-- start of SUPPLIED INFORMATION --

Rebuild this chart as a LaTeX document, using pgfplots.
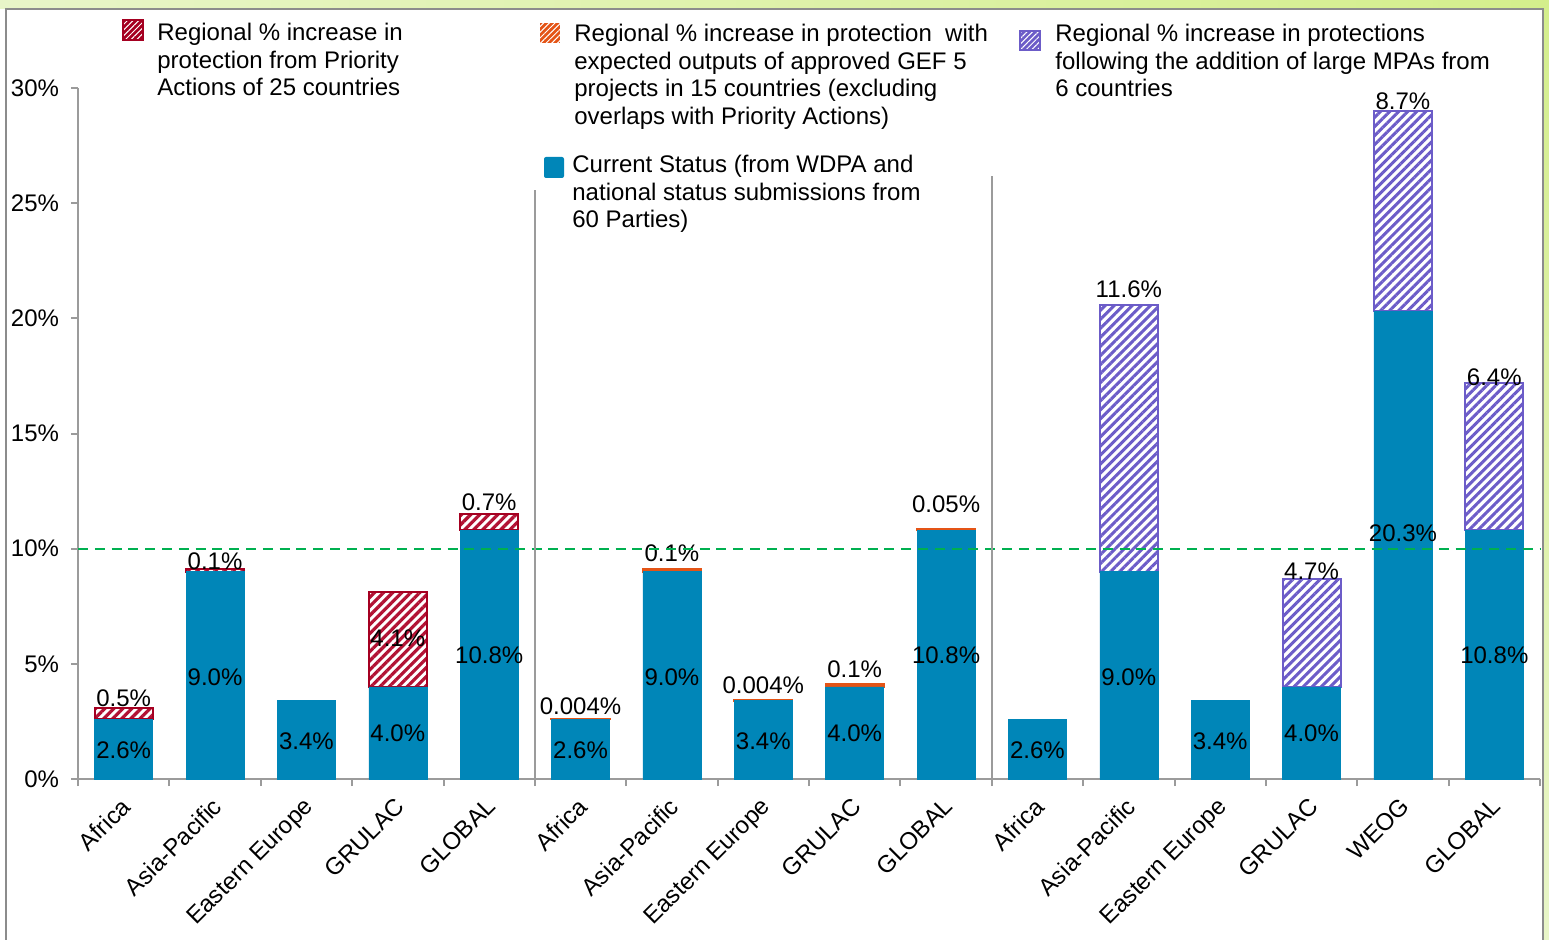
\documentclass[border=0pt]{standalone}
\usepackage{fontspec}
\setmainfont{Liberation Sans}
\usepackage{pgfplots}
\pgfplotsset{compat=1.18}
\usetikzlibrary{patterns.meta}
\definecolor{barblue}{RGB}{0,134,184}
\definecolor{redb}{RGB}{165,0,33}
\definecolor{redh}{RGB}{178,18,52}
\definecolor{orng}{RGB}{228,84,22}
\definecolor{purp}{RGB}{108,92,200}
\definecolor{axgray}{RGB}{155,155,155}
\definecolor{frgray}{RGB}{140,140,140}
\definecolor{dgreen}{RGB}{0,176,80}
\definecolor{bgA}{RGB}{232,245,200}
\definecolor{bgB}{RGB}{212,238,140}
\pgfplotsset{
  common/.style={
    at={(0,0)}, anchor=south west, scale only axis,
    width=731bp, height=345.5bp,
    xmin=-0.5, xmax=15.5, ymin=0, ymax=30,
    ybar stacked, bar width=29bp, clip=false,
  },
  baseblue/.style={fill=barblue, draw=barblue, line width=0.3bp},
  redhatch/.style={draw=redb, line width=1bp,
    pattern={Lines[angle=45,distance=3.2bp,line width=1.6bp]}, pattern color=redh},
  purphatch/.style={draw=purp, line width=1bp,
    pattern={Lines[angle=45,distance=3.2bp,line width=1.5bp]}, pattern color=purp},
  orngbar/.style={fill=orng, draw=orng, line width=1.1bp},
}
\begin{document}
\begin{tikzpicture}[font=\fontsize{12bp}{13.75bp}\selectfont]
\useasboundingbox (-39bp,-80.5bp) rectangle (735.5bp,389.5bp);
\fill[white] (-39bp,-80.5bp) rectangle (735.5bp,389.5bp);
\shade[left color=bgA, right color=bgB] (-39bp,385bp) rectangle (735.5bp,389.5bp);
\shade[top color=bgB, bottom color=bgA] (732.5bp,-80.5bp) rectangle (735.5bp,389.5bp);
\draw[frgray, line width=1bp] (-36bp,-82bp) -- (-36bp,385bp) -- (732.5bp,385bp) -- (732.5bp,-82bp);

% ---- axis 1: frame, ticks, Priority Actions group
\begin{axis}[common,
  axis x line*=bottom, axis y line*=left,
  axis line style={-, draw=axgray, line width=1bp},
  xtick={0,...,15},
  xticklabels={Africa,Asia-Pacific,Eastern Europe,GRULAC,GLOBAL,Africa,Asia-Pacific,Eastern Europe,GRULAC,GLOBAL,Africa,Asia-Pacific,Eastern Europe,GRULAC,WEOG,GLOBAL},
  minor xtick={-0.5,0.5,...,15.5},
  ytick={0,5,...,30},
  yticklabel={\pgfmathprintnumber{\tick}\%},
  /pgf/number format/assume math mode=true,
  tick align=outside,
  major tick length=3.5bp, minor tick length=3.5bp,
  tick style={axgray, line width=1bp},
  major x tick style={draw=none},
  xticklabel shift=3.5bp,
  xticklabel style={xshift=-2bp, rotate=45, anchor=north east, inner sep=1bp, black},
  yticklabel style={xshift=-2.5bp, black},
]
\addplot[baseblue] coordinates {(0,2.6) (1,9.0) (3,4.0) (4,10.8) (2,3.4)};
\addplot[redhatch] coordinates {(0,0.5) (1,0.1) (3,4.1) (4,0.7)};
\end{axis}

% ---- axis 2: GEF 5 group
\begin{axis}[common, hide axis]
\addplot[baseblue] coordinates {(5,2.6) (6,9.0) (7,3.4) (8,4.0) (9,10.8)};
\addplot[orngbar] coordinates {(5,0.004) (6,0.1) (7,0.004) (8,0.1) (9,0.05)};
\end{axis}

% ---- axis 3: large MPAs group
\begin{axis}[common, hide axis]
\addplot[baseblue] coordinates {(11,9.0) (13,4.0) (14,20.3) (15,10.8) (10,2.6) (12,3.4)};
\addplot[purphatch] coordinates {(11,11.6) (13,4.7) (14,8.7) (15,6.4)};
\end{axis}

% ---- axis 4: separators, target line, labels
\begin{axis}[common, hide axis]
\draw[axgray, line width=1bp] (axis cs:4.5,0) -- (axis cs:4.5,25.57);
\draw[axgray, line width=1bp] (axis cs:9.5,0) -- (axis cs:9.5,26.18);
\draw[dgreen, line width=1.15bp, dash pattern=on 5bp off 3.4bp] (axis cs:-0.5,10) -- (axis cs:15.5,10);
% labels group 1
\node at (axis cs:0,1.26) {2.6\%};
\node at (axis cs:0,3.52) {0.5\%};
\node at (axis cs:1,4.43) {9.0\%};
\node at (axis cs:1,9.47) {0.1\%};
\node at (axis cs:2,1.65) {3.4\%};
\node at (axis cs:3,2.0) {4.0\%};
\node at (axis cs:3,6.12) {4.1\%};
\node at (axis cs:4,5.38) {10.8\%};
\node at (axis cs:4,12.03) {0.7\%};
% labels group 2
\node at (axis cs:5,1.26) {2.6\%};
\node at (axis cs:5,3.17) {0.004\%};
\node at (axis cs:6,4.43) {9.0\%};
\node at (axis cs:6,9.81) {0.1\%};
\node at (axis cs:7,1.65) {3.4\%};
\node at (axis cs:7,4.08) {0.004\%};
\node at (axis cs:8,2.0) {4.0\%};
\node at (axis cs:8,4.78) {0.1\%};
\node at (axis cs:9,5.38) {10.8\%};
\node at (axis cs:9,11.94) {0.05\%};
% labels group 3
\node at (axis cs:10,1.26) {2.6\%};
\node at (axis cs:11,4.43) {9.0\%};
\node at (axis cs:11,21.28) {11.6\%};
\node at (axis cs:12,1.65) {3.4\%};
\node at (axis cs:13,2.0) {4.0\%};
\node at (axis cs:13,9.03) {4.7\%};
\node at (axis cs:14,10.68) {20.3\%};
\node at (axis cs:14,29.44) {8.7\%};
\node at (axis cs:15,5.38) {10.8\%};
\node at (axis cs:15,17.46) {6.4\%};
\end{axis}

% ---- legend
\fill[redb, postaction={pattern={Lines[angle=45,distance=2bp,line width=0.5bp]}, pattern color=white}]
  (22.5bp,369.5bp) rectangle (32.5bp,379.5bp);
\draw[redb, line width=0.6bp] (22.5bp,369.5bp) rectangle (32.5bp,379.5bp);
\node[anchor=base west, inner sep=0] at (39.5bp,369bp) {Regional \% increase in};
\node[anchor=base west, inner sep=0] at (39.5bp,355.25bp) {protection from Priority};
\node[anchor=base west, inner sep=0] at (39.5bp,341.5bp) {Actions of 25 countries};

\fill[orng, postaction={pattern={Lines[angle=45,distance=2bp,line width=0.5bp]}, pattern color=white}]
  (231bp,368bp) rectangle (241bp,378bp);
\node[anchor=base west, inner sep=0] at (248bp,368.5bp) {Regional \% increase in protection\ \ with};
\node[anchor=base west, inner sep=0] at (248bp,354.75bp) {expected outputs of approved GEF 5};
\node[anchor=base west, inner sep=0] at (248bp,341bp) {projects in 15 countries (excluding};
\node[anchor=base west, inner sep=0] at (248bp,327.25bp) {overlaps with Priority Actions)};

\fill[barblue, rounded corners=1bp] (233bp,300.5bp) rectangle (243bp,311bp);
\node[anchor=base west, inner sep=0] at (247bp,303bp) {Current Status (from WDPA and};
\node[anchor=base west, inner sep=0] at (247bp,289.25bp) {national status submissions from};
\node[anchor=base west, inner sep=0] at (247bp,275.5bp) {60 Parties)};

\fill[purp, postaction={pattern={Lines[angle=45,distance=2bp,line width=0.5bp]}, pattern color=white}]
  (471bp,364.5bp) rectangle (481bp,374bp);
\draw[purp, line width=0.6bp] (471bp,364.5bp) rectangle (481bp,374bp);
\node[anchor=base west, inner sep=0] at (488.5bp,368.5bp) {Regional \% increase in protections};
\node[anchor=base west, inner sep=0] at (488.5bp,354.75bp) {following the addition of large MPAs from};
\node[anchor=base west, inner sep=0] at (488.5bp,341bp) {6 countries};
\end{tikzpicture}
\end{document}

-- end of SUPPLIED INFORMATION --

THE REQUEST —
Extract the lines exactly, please: the first line of the listing, the line with "(732.5bp,385bp) -- (732.5bp,-82bp);", and every line between them, but no pictures.

EXERCISE RESPONSE —
Rebuild this chart as a LaTeX document, using pgfplots.
\documentclass[border=0pt]{standalone}
\usepackage{fontspec}
\setmainfont{Liberation Sans}
\usepackage{pgfplots}
\pgfplotsset{compat=1.18}
\usetikzlibrary{patterns.meta}
\definecolor{barblue}{RGB}{0,134,184}
\definecolor{redb}{RGB}{165,0,33}
\definecolor{redh}{RGB}{178,18,52}
\definecolor{orng}{RGB}{228,84,22}
\definecolor{purp}{RGB}{108,92,200}
\definecolor{axgray}{RGB}{155,155,155}
\definecolor{frgray}{RGB}{140,140,140}
\definecolor{dgreen}{RGB}{0,176,80}
\definecolor{bgA}{RGB}{232,245,200}
\definecolor{bgB}{RGB}{212,238,140}
\pgfplotsset{
  common/.style={
    at={(0,0)}, anchor=south west, scale only axis,
    width=731bp, height=345.5bp,
    xmin=-0.5, xmax=15.5, ymin=0, ymax=30,
    ybar stacked, bar width=29bp, clip=false,
  },
  baseblue/.style={fill=barblue, draw=barblue, line width=0.3bp},
  redhatch/.style={draw=redb, line width=1bp,
    pattern={Lines[angle=45,distance=3.2bp,line width=1.6bp]}, pattern color=redh},
  purphatch/.style={draw=purp, line width=1bp,
    pattern={Lines[angle=45,distance=3.2bp,line width=1.5bp]}, pattern color=purp},
  orngbar/.style={fill=orng, draw=orng, line width=1.1bp},
}
\begin{document}
\begin{tikzpicture}[font=\fontsize{12bp}{13.75bp}\selectfont]
\useasboundingbox (-39bp,-80.5bp) rectangle (735.5bp,389.5bp);
\fill[white] (-39bp,-80.5bp) rectangle (735.5bp,389.5bp);
\shade[left color=bgA, right color=bgB] (-39bp,385bp) rectangle (735.5bp,389.5bp);
\shade[top color=bgB, bottom color=bgA] (732.5bp,-80.5bp) rectangle (735.5bp,389.5bp);
\draw[frgray, line width=1bp] (-36bp,-82bp) -- (-36bp,385bp) -- (732.5bp,385bp) -- (732.5bp,-82bp);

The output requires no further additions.